Upon arriving in New York City, Goldberg’s success was instant and incredibly remunerative, earning him $75,000 per year in the mid-1910s. By the early 1920s, Goldberg signed a contract that brought in $200,000 annually (more than $2 million today) for his cartoons, and had become a household name. Kowalski writes in the introduction to the show: “In 1931, he became the first (and only) person to have his name listed as an adjective in the dictionary, when Merriam-Webster added ‘Rube Goldberg to describe ‘accomplishing by complex means what seemingly could be done simply.’” (It also didn’t hurt Goldberg’s bottom line that his wife, Irma, was heiress to the White Rose supermarket fortune.)

“His job as an illustrator was to tell a story without words,” says Kowalski. “He was not the best artist, but as an illustrator, he was absolutely one of the best. He was always catching on to what was going on in popular culture – for example, he first popularized the word ‘baloney.’”

He wasn’t just an observer of technological advances – he was an early adopter of every new media that enabled him to reach larger audiences. After a brief career performing in vaudeville, Goldberg branched out into animation, which was a form of moviemaking then in its infancy. Kowalski says he ultimately worked on 70 animated films, as well as scripting the first Three Stooges short, and was friendly with Charlie Chaplin, George Gershwin, Harry Houdini, and Groucho Marx. In 1948, he hosted a television program on WPIX, just two weeks after the New York station began broadcasting.

In 1938, Goldberg started to contribute three political cartoons each week to the New York Sun,  increased to five weekly cartoons after the end of World War II. After shifting his focus to political cartooning, Goldberg became alarmed by anti-Semitic hate mail he started to receive, and strove to protect his family by having his sons change their surname. (According to one account, Goldberg’s actions were also influenced by stories of European anti-Semitism his immigrant parents had shared with him when he was growing up.)

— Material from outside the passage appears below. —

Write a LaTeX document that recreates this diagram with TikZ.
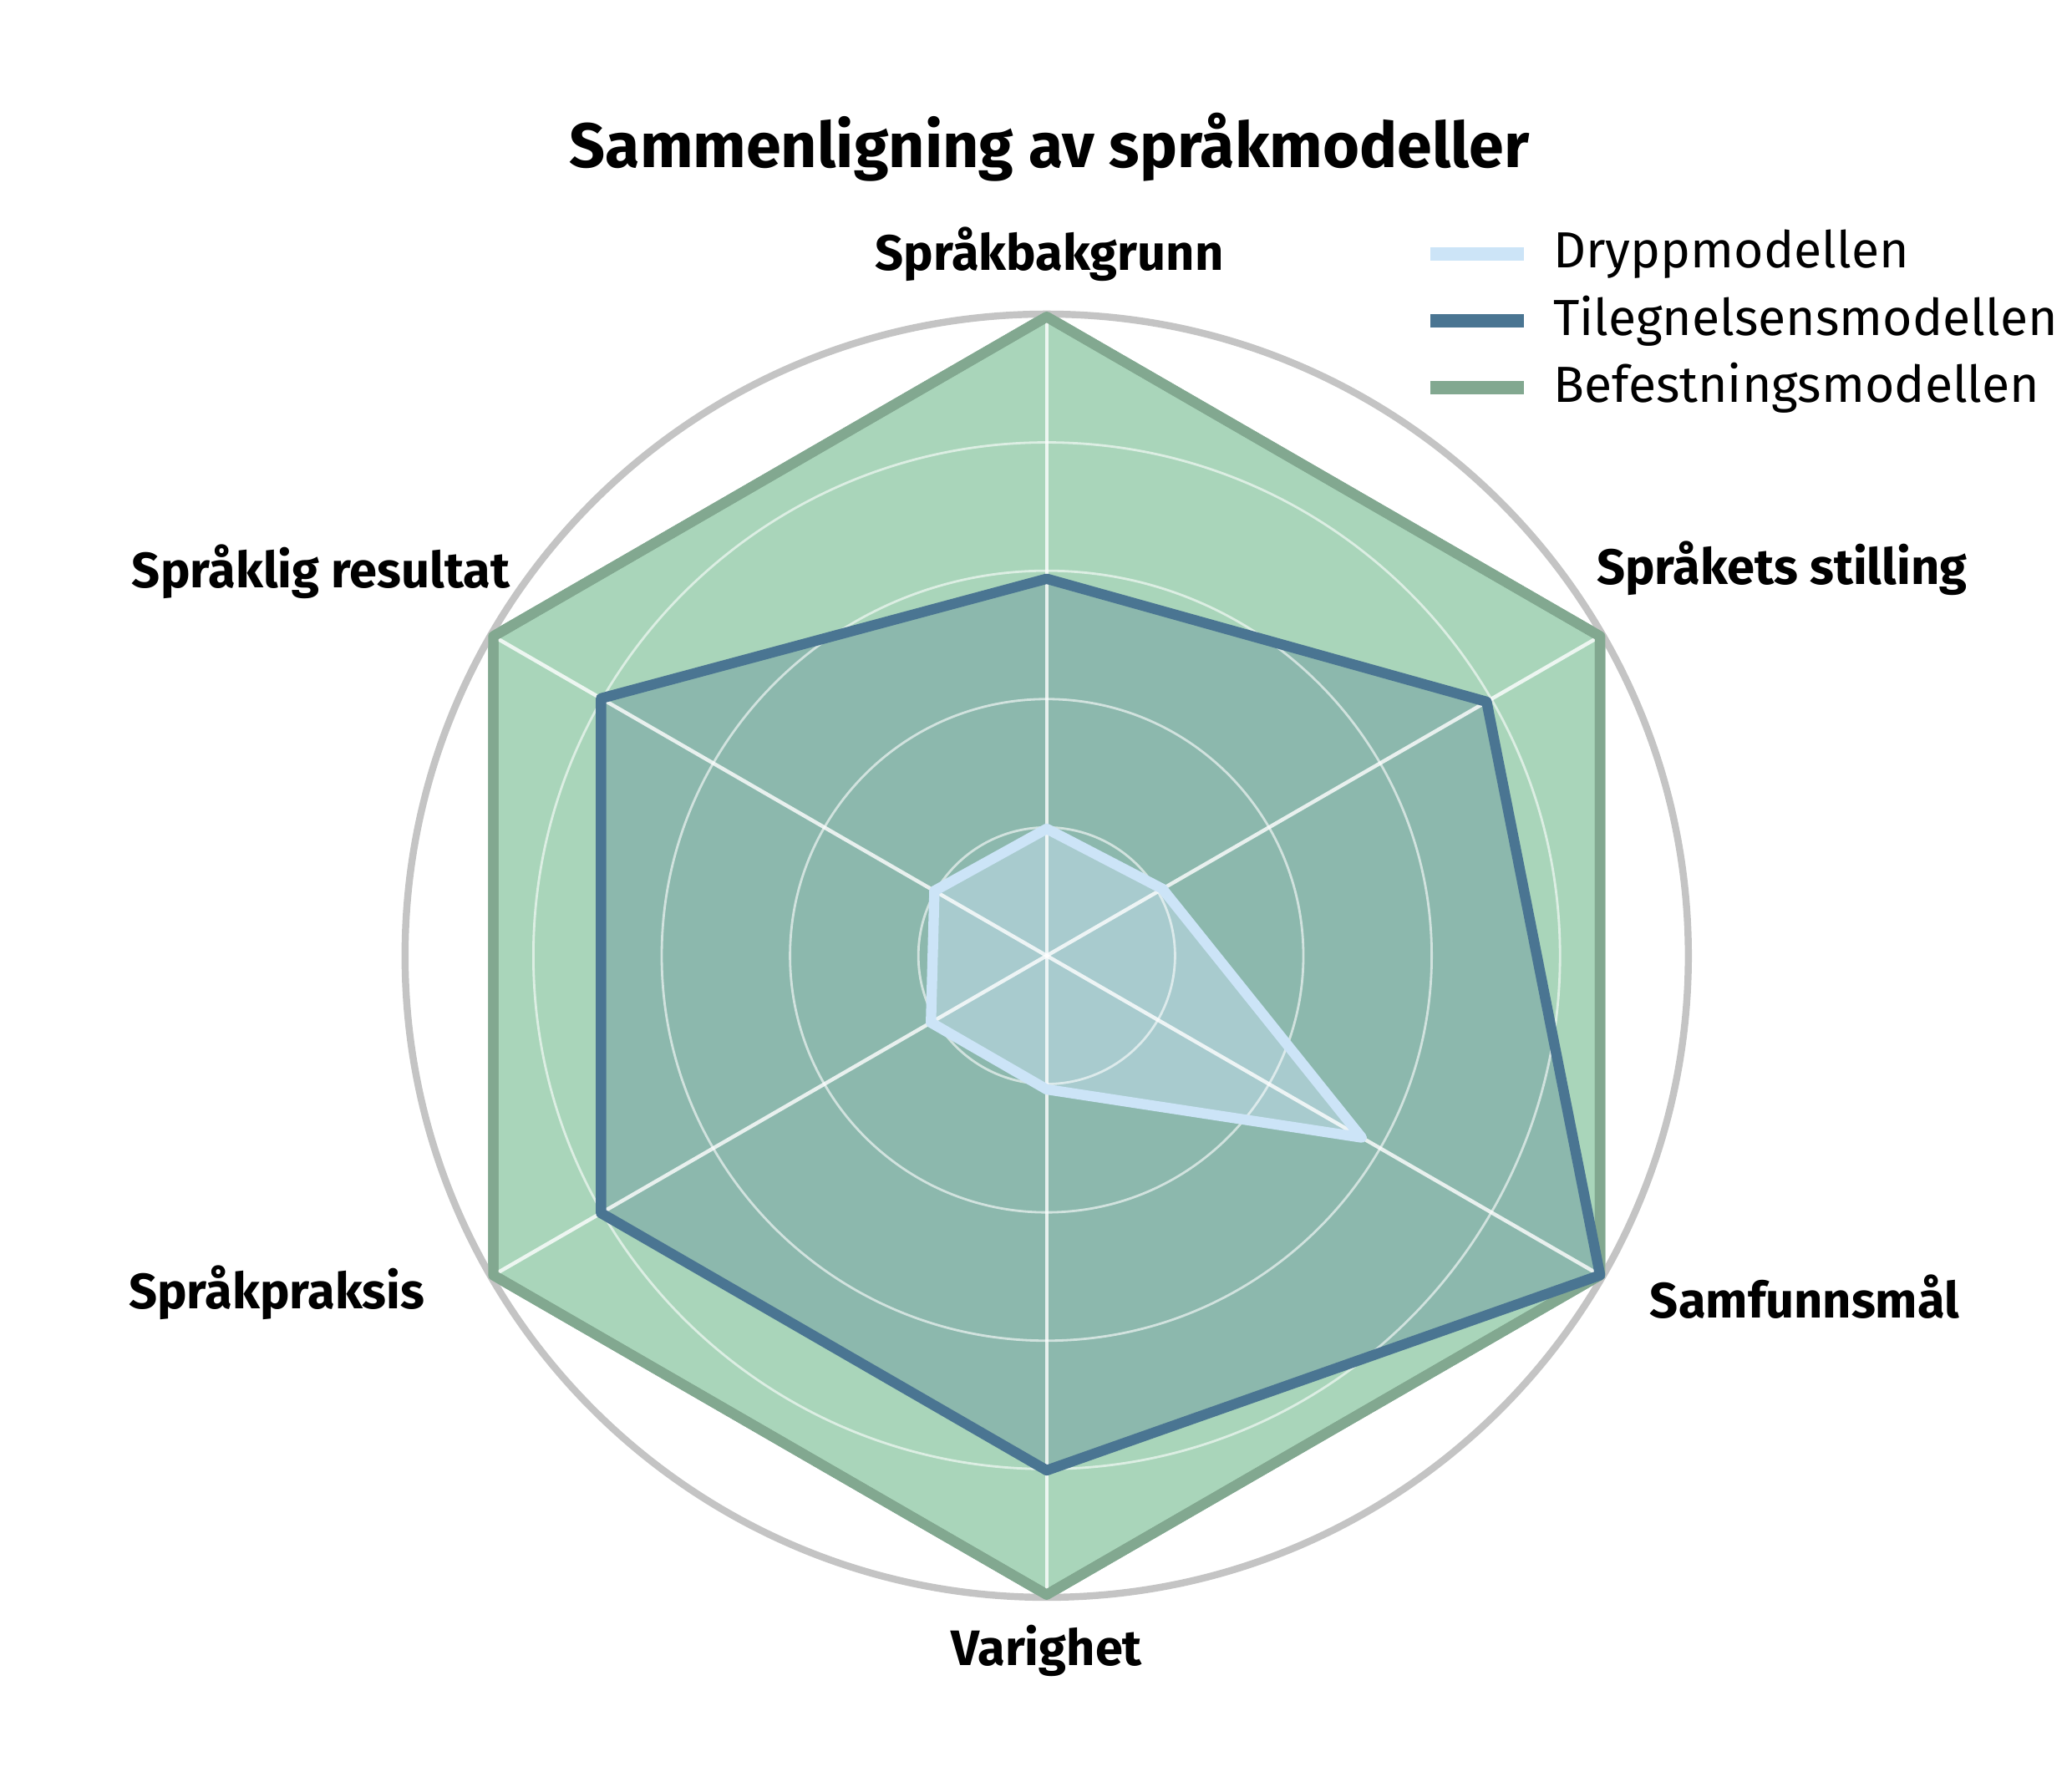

As recounted in the Times of Israel: “Goldberg called his sons, Thomas and George, into his office. Noting that they would be going away to college, he asked them to change their last name, under the pretext of not wanting them to stand in his shadow. Thomas, the older son, chose his brother’s name for his new last name, becoming Thomas George. His brother followed suit, becoming George George.”

George George enrolled at Williams College, and later in life donated a trove of his father’s work to its Museum of Art, the source of several of the machine drawings and comic strips on view at the Rockwell. (George George went on to write for television shows like Gunsmoke and Bonanza, and is also credited as screenwriter of the 1980s art house film My Dinner With Andre. His brother Thomas was a noted abstract artist.)

Many of the political cartoons and archival material were selected from a substantial 2014 donation of to the Rockwell Museum from the Famous Artists School, which offered correspondence courses in various types of illustration and design. Norman Rockwell was one of the founding artists, and Goldberg worked for the school starting in 1948 as an instructor in editorial cartooning.

Rube Goldberg seems to be having a cultural moment – a successful exhibit mounted by the National Museum of American Jewish History in Philadelphia is currently touring museums around the country, and a kid-centric version of that show is on view at the Children’s Museum of Pittsburgh through early May. Kowalski worked on the Rockwell exhibition for approximately 18 months, and has curated a concise overview that touches on Goldberg’s career highlights in a way that illuminates the breadth of his accomplishment working in a multitude of modes.

To use a machine metaphor, Goldberg was a dynamo, propelled by a desire to stay both productive and relevant. Says Kowalski: “At a certain point, he saw that illustrators who were once well-known were being forgotten. He thought that some of their ideas did not stay with the times. He always tried to stay with the times.”